◆ What the task asks
Reproduce the material below line by line, beginning with its first line and ending with the line that contains "const regionEdges = [-6.5, -1.95, 1.12, 4.7];"; leave out pictures.

◆ Supplied data
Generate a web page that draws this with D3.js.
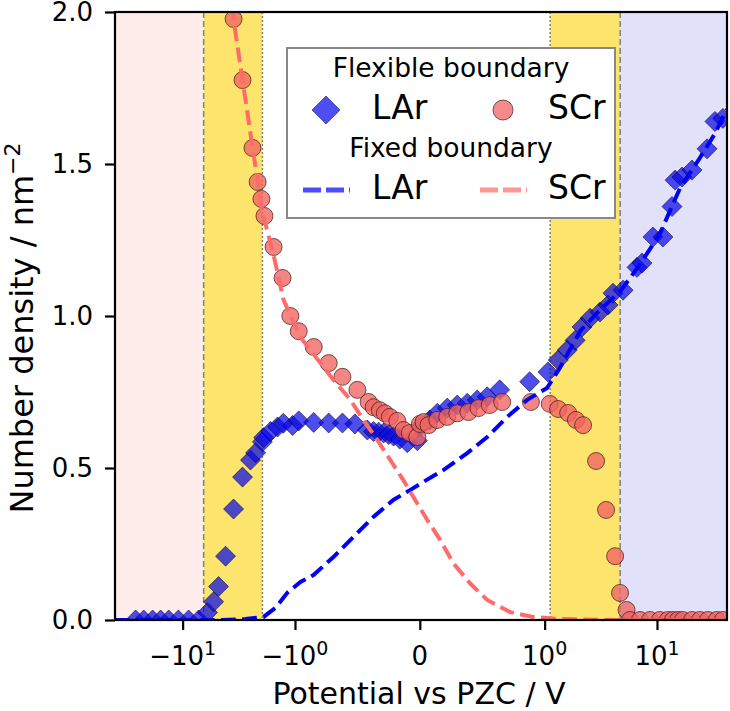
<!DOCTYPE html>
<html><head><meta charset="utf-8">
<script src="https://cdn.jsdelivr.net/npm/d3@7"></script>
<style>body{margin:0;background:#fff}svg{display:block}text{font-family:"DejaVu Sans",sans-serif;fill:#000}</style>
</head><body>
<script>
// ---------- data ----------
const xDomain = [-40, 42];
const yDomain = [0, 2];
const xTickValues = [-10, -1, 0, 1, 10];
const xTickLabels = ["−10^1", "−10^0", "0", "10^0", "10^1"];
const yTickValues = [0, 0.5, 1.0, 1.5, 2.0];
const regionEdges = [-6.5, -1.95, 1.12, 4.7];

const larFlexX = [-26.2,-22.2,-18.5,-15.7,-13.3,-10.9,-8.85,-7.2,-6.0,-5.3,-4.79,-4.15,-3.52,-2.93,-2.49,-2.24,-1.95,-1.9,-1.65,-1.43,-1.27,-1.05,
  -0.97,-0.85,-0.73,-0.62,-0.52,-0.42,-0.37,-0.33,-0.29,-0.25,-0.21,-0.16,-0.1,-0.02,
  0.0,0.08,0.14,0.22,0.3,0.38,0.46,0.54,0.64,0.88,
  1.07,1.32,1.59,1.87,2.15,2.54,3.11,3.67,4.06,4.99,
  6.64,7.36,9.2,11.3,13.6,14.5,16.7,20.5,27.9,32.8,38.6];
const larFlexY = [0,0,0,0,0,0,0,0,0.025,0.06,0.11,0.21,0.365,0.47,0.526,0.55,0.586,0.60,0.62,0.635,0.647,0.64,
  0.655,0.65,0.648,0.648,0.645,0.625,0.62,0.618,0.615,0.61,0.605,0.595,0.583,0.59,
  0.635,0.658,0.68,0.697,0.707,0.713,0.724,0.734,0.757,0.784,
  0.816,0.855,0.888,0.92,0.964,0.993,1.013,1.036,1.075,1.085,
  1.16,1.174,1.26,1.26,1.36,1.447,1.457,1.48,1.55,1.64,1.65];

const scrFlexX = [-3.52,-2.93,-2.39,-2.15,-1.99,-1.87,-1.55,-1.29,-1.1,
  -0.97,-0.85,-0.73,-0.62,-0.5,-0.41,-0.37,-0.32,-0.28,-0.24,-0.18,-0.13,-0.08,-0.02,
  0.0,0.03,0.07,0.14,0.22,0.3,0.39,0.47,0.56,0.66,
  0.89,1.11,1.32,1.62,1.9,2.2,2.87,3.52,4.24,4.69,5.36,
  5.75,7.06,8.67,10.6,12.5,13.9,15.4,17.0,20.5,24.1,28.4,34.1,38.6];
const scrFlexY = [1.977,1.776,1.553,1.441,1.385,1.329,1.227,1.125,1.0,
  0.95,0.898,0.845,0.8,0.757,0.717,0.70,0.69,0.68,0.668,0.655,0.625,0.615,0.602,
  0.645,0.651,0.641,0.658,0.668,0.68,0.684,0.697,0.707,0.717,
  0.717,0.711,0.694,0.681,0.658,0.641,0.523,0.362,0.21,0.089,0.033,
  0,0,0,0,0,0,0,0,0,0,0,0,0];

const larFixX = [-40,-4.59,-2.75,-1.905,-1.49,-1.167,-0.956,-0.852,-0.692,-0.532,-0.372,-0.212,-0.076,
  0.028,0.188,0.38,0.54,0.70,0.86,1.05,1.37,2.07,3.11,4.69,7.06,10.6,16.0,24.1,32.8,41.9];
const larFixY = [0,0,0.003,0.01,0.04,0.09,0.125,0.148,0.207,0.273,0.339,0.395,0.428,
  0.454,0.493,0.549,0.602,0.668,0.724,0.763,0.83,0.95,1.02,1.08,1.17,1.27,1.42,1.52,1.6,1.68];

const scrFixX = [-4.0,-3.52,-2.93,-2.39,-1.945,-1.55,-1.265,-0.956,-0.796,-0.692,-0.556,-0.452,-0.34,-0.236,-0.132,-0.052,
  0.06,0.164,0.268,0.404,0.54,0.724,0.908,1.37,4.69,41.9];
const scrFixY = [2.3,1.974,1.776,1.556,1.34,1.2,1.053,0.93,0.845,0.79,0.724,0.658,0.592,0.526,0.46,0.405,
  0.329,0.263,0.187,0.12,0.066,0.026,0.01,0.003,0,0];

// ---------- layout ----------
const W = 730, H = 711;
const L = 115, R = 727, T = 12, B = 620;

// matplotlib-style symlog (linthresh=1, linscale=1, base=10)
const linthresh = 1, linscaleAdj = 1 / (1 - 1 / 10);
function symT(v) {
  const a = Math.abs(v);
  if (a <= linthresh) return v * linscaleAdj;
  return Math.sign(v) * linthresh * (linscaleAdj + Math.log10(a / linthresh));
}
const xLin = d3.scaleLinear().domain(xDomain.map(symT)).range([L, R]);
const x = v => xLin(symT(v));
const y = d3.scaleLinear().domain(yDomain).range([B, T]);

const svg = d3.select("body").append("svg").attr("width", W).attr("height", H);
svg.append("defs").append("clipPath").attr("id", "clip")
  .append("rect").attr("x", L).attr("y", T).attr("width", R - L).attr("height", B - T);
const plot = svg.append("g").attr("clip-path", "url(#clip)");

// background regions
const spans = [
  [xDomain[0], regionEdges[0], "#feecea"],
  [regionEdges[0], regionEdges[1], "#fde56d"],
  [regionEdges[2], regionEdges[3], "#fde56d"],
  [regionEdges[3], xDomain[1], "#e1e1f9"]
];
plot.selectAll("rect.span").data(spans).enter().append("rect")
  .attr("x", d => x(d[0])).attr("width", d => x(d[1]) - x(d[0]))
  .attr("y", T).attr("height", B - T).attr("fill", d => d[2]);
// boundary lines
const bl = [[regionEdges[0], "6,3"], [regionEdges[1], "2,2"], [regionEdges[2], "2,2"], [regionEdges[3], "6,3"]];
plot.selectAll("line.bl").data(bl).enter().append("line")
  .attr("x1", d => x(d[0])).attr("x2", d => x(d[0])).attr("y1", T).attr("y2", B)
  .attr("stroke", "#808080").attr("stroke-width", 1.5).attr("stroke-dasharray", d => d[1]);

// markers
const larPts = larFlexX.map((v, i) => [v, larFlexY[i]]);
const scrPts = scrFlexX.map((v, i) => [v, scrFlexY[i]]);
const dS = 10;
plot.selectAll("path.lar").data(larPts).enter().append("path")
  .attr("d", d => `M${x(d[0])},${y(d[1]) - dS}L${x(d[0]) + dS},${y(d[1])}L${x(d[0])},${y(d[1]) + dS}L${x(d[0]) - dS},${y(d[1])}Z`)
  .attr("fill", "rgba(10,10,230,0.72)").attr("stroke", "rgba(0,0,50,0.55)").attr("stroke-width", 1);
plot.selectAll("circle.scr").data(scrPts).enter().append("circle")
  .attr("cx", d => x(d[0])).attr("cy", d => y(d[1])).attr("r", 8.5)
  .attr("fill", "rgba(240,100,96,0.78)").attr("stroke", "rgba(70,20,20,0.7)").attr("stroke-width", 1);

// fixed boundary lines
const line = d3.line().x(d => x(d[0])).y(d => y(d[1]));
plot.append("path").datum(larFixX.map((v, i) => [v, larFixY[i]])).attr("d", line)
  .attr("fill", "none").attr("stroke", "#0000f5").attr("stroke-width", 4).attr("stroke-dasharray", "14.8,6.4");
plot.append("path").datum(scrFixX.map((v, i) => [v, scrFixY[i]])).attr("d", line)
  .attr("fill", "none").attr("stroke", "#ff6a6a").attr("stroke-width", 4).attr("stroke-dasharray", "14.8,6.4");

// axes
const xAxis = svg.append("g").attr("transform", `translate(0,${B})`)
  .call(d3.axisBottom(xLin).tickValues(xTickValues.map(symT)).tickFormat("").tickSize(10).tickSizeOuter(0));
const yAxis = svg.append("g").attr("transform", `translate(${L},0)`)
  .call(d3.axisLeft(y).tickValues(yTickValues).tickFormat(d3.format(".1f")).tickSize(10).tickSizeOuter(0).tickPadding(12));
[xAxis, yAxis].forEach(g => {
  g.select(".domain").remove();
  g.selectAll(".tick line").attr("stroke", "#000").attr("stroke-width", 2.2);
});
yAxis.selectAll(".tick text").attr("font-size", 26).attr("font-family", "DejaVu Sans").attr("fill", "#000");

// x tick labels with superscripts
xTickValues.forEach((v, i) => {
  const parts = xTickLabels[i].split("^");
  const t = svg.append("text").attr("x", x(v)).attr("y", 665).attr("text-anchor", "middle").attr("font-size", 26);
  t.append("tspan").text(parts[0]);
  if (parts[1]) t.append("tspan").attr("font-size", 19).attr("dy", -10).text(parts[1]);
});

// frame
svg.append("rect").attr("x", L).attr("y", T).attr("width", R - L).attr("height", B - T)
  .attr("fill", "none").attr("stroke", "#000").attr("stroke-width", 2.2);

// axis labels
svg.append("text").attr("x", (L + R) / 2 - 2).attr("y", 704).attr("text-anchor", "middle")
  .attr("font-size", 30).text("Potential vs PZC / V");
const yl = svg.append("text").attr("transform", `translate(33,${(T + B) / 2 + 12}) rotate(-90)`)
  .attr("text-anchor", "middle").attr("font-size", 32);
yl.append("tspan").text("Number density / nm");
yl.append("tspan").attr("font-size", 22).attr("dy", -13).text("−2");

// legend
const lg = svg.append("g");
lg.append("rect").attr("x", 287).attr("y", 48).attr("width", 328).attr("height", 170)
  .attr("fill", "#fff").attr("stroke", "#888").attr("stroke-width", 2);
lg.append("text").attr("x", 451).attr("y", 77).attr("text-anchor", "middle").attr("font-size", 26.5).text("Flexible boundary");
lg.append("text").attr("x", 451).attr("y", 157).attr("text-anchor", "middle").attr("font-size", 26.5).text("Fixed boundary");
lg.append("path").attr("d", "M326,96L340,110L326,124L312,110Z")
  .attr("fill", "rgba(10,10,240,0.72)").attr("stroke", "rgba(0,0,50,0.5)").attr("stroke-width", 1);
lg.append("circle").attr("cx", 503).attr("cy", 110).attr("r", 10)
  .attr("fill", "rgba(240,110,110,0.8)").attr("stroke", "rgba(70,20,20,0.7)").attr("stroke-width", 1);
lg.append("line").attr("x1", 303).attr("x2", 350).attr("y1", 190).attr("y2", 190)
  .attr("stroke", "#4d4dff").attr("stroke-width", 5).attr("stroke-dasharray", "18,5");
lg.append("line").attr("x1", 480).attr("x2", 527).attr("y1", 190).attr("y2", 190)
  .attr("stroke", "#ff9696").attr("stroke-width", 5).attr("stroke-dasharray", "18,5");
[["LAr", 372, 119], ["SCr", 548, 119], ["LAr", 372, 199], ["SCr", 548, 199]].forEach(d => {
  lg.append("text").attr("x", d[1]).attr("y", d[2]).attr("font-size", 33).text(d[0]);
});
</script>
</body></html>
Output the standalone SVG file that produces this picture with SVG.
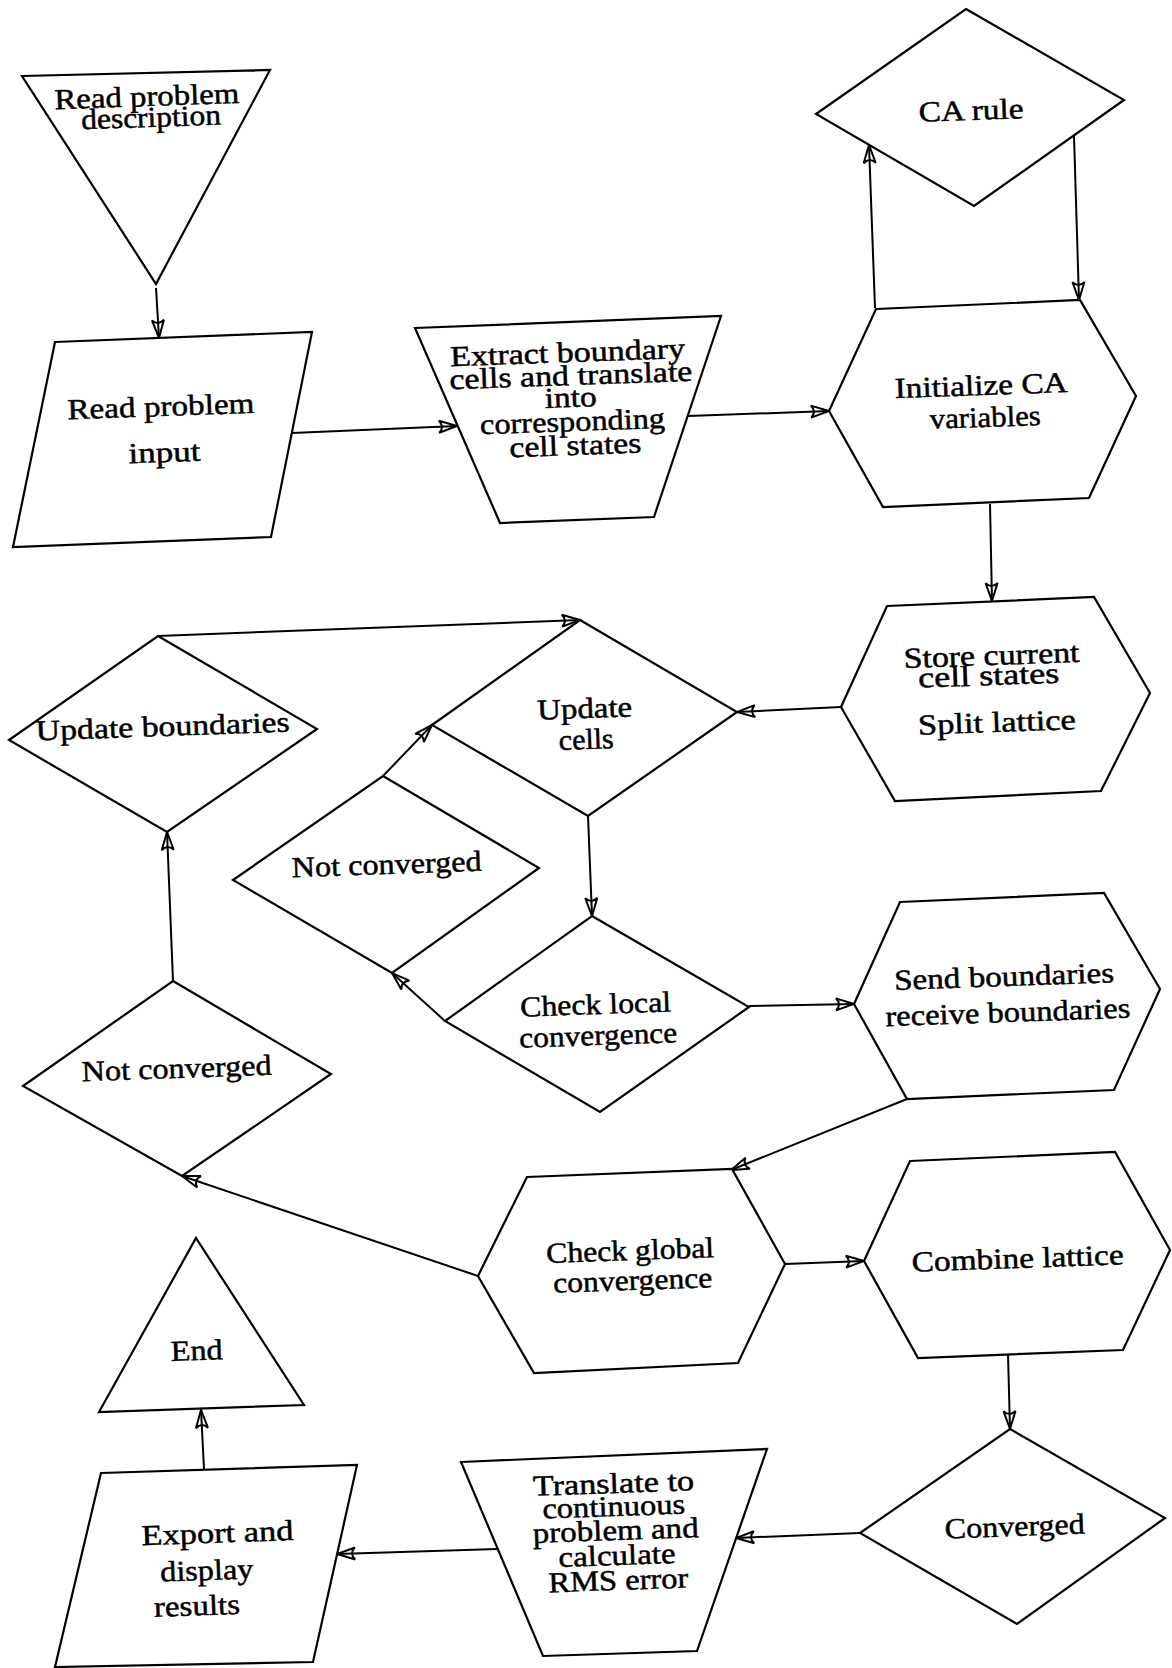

◆ Written solution
Generate a web page that draws this with D3.js.
<!DOCTYPE html>
<html><head><meta charset="utf-8">
<script src="https://cdn.jsdelivr.net/npm/d3@7"></script>
<style>body{margin:0;background:#fff}svg{display:block}text{font-family:"DejaVu Sans",sans-serif;fill:#000}</style>
</head><body>
<script>
// ---------- data ----------
const xDomain = [-40, 42];
const yDomain = [0, 2];
const xTickValues = [-10, -1, 0, 1, 10];
const xTickLabels = ["−10^1", "−10^0", "0", "10^0", "10^1"];
const yTickValues = [0, 0.5, 1.0, 1.5, 2.0];
const regionEdges = [-6.5, -1.95, 1.12, 4.7];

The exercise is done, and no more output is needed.